A White House listening session this week explored the possible negative impacts related to social media platforms, and the Biden administration offered six core principles to increase accountability moving forward.

Digital vector of a group of people in a line all using smartphones while walking towards a large smartphone with a magnet coming out of it.
Six core principles to increase accountability for technology platforms were announced during a White House listening session Sept. 8.

During the session, experts explored the risks and potential harms related to the platforms, identifying concerns in six areas: competition, privacy, youth mental health, misinformation and disinformation, illegal and abusive conduct, and algorithmic discrimination and lack of transparency.

For instance, multiple participants noted issues related to platforms collecting personal data. This data collection could potentially impact reproductive rights and safety, as well as lead to misinformation for the sake of user engagement.

And while positive impacts — like an increased social connection — were noted, so too were the potentials of adverse effects, like addiction.

In an effort to reduce these risks, the Biden-Harris administration unveiled six core principles to guide reforms of platform accountability and competition:

  1. Promote competition in the technology sector.
  2. Provide robust federal protections for Americans’ privacy.
  3. Protect kids by putting in place even stronger privacy and online protections.
  4. Remove special legal protections for large tech platforms.
  5. Increase transparency about platforms’ algorithms and content moderation decisions. 
  6. Stop discriminatory algorithmic decision-making.

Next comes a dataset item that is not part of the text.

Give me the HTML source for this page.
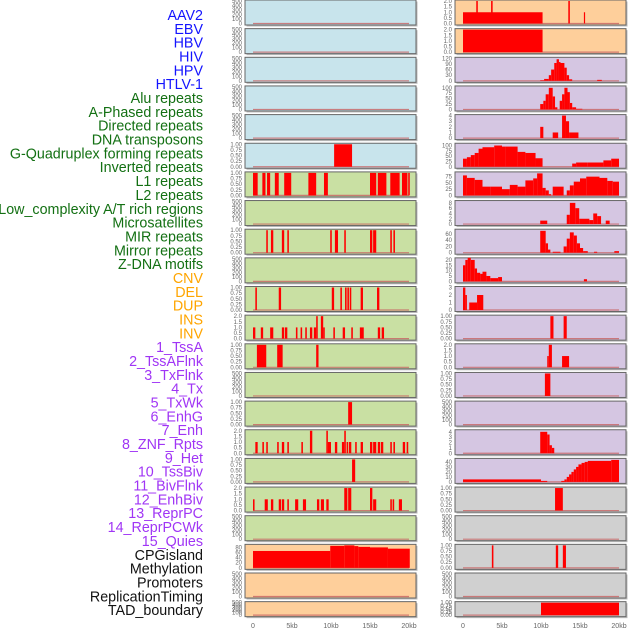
<!DOCTYPE html>
<html><head><meta charset="utf-8"><style>
body{margin:0;background:#fff;width:630px;height:630px;overflow:hidden}
svg{display:block;font-family:"Liberation Sans",sans-serif}
</style></head><body>
<svg id="chart" width="630" height="630"></svg>
<script>
const trackLabels=["AAV2","EBV","HBV","HIV","HPV","HTLV-1","Alu repeats","A-Phased repeats","Directed repeats","DNA transposons","G-Quadruplex forming repeats","Inverted repeats","L1 repeats","L2 repeats","Low_complexity A/T rich regions","Microsatellites","MIR repeats","Mirror repeats","Z-DNA motifs","CNV","DEL","DUP","INS","INV","1_TssA","2_TssAFlnk","3_TxFlnk","4_Tx","5_TxWk","6_EnhG","7_Enh","8_ZNF_Rpts","9_Het","10_TssBiv","11_BivFlnk","12_EnhBiv","13_ReprPC","14_ReprPCWk","15_Quies","CPGisland","Methylation","Promoters","ReplicationTiming","TAD_boundary"];
const labelGroups=[6,13,5,15,5];
const xTickLabels=["0","5kb","10kb","15kb","20kb"];
const xTickValues=[0,5,10,15,20];
const tEmpty=[0,100,200,300,400,500];
const tBin=[0,0.25,0.5,0.75,1];
const tTwo=[0,0.5,1,1.5,2];
// segments: [startKb, endKb, value]
const segL6=[[10.4,12.7,1]];
const segL7=[[0,0.6,1],[1.2,1.6,1],[1.8,2.2,1],[2.8,3.3,1],[4.0,4.9,1],[7.1,8.1,1],[9.1,9.6,1],[15.0,15.8,1],[16.0,17.1,1],[17.6,18.8,1],[19.1,19.8,1],[19.9,20.1,1]];
const segL9=[[1.7,1.9,1],[2.3,2.6,1],[3.7,4.0,1],[4.4,4.6,1],[9.9,10.1,1],[10.5,10.9,1],[11.7,11.9,1],[15.0,15.3,1],[15.4,15.8,1],[17.6,17.8,1],[18.0,18.2,1]];
const segL11=[[0.3,0.5,1],[3.3,3.6,1],[10.1,10.4,1],[11.2,11.4,1],[11.8,12.0,1],[12.1,12.3,1],[12.4,12.6,1],[13.8,14.1,1],[15.9,16.2,1]];
const segL12=[[0,0.3,1],[1.0,1.3,1],[2.2,2.6,1],[3.7,4.0,1],[4.1,4.4,1],[5.5,5.7,1],[6.1,6.3,1],[6.7,6.9,1],[7.3,7.6,1],[7.8,8.1,1],[8.1,8.3,2],[8.7,9.0,2],[9.0,9.2,1],[10.3,10.5,1],[11.5,11.8,1],[12.6,12.8,1],[13.7,14.2,1],[16.0,16.3,1],[16.5,16.8,1]];
const segL13=[[0.5,1.7,1],[3.1,3.8,1],[8.1,8.4,1]];
const segL15=[[12.2,12.7,1]];
const segL16=[[0.3,0.6,1],[1.2,1.4,1],[1.7,1.9,1],[3.1,3.3,1],[3.7,4.0,1],[4.4,4.6,1],[6.2,6.4,1],[7.3,7.6,2],[9.4,9.6,2],[9.6,10.0,1],[10.5,10.8,1],[11.4,11.7,1],[11.7,11.9,2],[12.0,12.2,1],[12.3,12.6,1],[13.1,13.3,1],[13.8,14.1,1],[15.0,15.3,1],[15.4,15.8,1],[16.0,16.3,1],[16.4,16.7,1],[17.6,17.8,1],[18.0,18.2,1],[19.2,19.5,1],[19.7,19.9,1]];
const segL17=[[12.7,13.1,1]];
const segL18=[[0,0.2,1],[1.5,1.9,1],[2.3,2.6,1],[3.3,3.6,1],[3.7,4.0,1],[4.4,4.6,1],[5.4,5.8,1],[6.4,6.8,1],[8.2,8.5,1],[8.7,9.1,1],[9.4,9.7,1],[11.7,12.1,2],[12.2,12.6,2],[15.0,15.3,2],[15.4,15.8,1],[17.6,17.8,1],[17.9,18.1,1],[18.7,19.1,1]];
const segL20=[[0,9.9,66],[9.9,11.7,86],[11.7,13.0,88],[13.0,13.5,85],[13.5,15.0,82],[15.0,17.3,80],[17.3,20.1,75]];
const segR1=[[0,10.2,1],[1.7,1.9,2],[3.6,3.8,2],[13.5,13.7,2],[15.5,15.65,1]];
const segR2=[[0,10.2,2]];
const segR3=[[9.9,10.4,3],[10.4,11,10],[11,11.3,30],[11.3,11.7,60],[11.7,12,95],[12,12.3,115],[12.3,12.5,100],[12.5,13,95],[13,13.3,70],[13.3,13.6,30],[13.6,14,8],[17.2,17.8,5]];
const segR4=[[9.9,10.3,25],[10.3,10.6,40],[10.6,11,70],[11,11.5,100],[11.5,11.8,60],[11.8,12.1,10],[12.4,12.7,40],[12.7,13,70],[13,13.4,100],[13.4,13.7,80],[13.7,14,30],[14,14.5,10],[14.5,15.3,3]];
const segR5=[[9.9,10.3,2],[11.5,12.2,1],[12.7,13.2,4],[13.2,13.6,3],[13.6,14.8,1]];
const segR6=[[0,0.5,38],[0.5,1,45],[1,1.5,55],[1.5,2,65],[2,2.5,85],[2.5,4,92],[4,5,100],[5,5.5,95],[5.5,7,95],[7,8,70],[8,9.3,65],[9.3,10.2,40],[14,14.5,15],[14.5,16,20],[16,18,20],[18,19,30],[19,20,38]];
const segR7=[[0,0.5,80],[0.5,1.5,70],[1.5,2.5,62],[2.5,3.5,35],[3.5,5,35],[5,6,25],[6,7,42],[7,8,35],[8,9,60],[9,9.5,68],[9.5,10.2,88],[10.2,10.6,30],[10.6,11,20],[11,11.3,5],[11.5,12.9,35],[13.3,13.7,20],[13.7,14.2,40],[14.2,15,55],[15,15.8,68],[15.8,17.5,75],[17.5,18.5,70],[18.5,19.2,58],[19.2,20,55]];
const segR8=[[9.9,10.8,1.3],[13.3,13.7,3.5],[13.7,14.4,8],[14.4,14.9,6],[14.9,16.2,2],[16.2,16.7,1.5],[16.7,17.2,4],[17.2,17.7,3],[18.3,18.8,1.3]];
const segR9=[[9.9,10.6,70],[10.6,10.9,30],[10.9,11.2,10],[11.5,12.5,3],[12.9,13.3,20],[13.3,13.7,45],[13.7,14.2,65],[14.2,14.6,55],[14.6,15,30],[15,15.4,15],[15.4,16,5],[16.8,17.2,3],[19.4,20,5]];
const segR10=[[0,0.3,15],[0.3,0.6,20],[0.6,1.0,22],[1.0,1.5,20],[1.5,1.8,12],[1.8,2.2,8],[2.2,2.5,7],[2.5,3.0,9],[3.0,3.5,5],[3.5,4.5,3],[4.5,5.0,4],[15.5,15.9,2]];
const segR11=[[0,0.3,3],[0.3,0.5,2],[0.8,1.8,1],[1.8,2.6,2]];
const segR12=[[11.2,11.6,1],[12.9,13.3,1]];
const segR13=[[10.8,11.0,1],[11.0,11.4,2],[12.7,13.6,1]];
const segR14=[[10.5,11.2,1]];
const segR16=[[9.9,10.8,4],[10.8,11.1,3.5],[11.1,11.4,1.5],[11.4,11.7,1]];
const segR17=[[0,10,5],[10,10.8,2],[12.6,13.0,2],[13.0,13.3,5],[13.3,13.6,10],[13.6,13.9,15],[13.9,14.2,20],[14.2,14.5,25],[14.5,14.8,30],[14.8,15.2,35],[15.2,15.6,38],[15.6,16,40],[16,19,42],[19,20,44]];
const segR18=[[11.8,12.8,1]];
const segR20=[[3.7,3.9,1],[11.9,12.2,1],[12.8,13.2,1]];
const segR22=[[10,20,1]];

const BLUE="#c8e4ec",GREEN="#c9e0a3",ORANGE="#fecf9b",PURPLE="#d5c6e2",GRAY="#d0d0d0";
const leftPanels=[
 [BLUE,null,tEmpty,500],[BLUE,null,tEmpty,500],[BLUE,null,tEmpty,500],[BLUE,null,tEmpty,500],[BLUE,null,tEmpty,500],
 [BLUE,segL6,tBin,1],[GREEN,segL7,tBin,1],[GREEN,null,tEmpty,500],[GREEN,segL9,tBin,1],[GREEN,null,tEmpty,500],
 [GREEN,segL11,tBin,1],[GREEN,segL12,tTwo,2],[GREEN,segL13,tBin,1],[GREEN,null,tEmpty,500],[GREEN,segL15,tBin,1],
 [GREEN,segL16,tTwo,2],[GREEN,segL17,tBin,1],[GREEN,segL18,tTwo,2],[GREEN,null,tEmpty,500],[ORANGE,segL20,[0,20,40,60,80],88],
 [ORANGE,null,tEmpty,500],[ORANGE,null,tEmpty,500]];
const rightPanels=[
 [ORANGE,segR1,tTwo,2],[ORANGE,segR2,tTwo,2],[PURPLE,segR3,[0,30,60,90,120],120],[PURPLE,segR4,[0,25,50,75,100],104],[PURPLE,segR5,[0,1,2,3,4],4],
 [PURPLE,segR6,[0,25,50,75,100],106],[PURPLE,segR7,[0,25,50,75],90],[PURPLE,segR8,[0,2,4,6,8],8.5],[PURPLE,segR9,[0,20,40,60],72],[PURPLE,segR10,[0,5,10,15,20],21],
 [PURPLE,segR11,[0,1,2,3],3],[PURPLE,segR12,tBin,1],[PURPLE,segR13,tTwo,2],[PURPLE,segR14,tBin,1],[PURPLE,null,tEmpty,500],
 [PURPLE,segR16,[0,1,2,3,4],4.2],[PURPLE,segR17,[0,10,20,30,40],45],[GRAY,segR18,tBin,1],[GRAY,null,tEmpty,500],[GRAY,segR20,tBin,1],
 [GRAY,null,tEmpty,500],[GRAY,segR22,tBin,1]];

const NS="http://www.w3.org/2000/svg";
const svg=document.getElementById("chart");
function mk(tag,attrs,parent){const e=document.createElementNS(NS,tag);for(const k in attrs)e.setAttribute(k,attrs[k]);(parent||svg).appendChild(e);return e;}

const groupColors=["#1414ff","#137013","#ffa500","#a035f5","#111111"];
let gi=0,cnt=0;
trackLabels.forEach((t,i)=>{
  while(cnt>=labelGroups[gi]){gi++;cnt=0;}
  cnt++;
  const el=mk("text",{x:203,y:20+i*13.84,"text-anchor":"end","font-size":"14.3",fill:groupColors[gi]});
  el.textContent=t;
  
  
});

function xScale(x0,v){return x0+v*7.8;}
function drawColumn(panels,left,x0,col){
  panels.forEach((p,i)=>{
    const [bg,segs,ticks,ymax]=p;
    const top=i*28.65, h=(i===21)?15:25, bot=top+h;
    const g=mk("g",{});
    
    
    mk("rect",{x:left+1.5,y:top+1.5,width:171,height:h,fill:"#bbbbbb"},g);
    mk("rect",{x:left,y:top,width:171,height:h,fill:bg,stroke:"#666",'stroke-width':1},g);
    const y0=bot-1.5, yr=h-2.5;
    const yS=v=>y0-v/ymax*yr;
    mk("line",{x1:xScale(x0,0),x2:xScale(x0,20),y1:y0,y2:y0,stroke:"#c86464",'stroke-width':1.2,opacity:0.8},g);
    if(segs){segs.forEach(s=>{
      const r=mk("rect",{x:xScale(x0,s[0]),y:yS(s[2]),width:Math.max(1.2,xScale(x0,s[1])-xScale(x0,s[0])),height:y0-yS(s[2]),fill:"#ff0000"},g);
      
      
    });}
    ticks.forEach(t=>{
      const dec=(ticks===tBin)?2:(ticks===tTwo?1:0);
      const tx=mk("text",{x:left-3,y:yS(t)+2,'text-anchor':'end','font-size':'6',fill:'#666'},g);
      tx.textContent=t.toFixed(dec);
    });
  });
  xTickValues.forEach((v,k)=>{
    const tx=mk("text",{x:xScale(x0,v),y:628,'text-anchor':'middle','font-size':'7',fill:'#666'});
    tx.textContent=xTickLabels[k];
    
    
  });
}
drawColumn(leftPanels,245,253,'left');
drawColumn(rightPanels,455,463,'right');
</script>
</body></html>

Regarding the first principle, the statement notes that a small number of Internet platforms are leveraging their power to exclude other competitors from entering the market. Clear rules could help level the playing field to enable small and mid-sized businesses to compete.

In terms of privacy protections, the administration recommends implementing clear limits on the ability to collect and use personal data — for example, limitations on targeted advertising. This is tied closely to the second principle as it also notes the need to restrict excessive data collection to prioritize the well-being of children.

The reference to removing certain legal protections refers to President Joe Biden’s longstanding belief that reforms to Section 230 are needed to reduce special protections that tech platforms have. This has been a topic of dissent among Congress and other stakeholders, with some concerned that reform’s negative impacts would outweigh the positive.

Another way to improve tech platform accountability is through increased transparency for users and researchers that would help support the sixth principle, which calls for strong protections to ensure algorithms are not discriminatory. This would consist of limiting surveillance and biased advertising.

White House officials said they will keep working to address these harms, in part by working with Congress and stakeholders.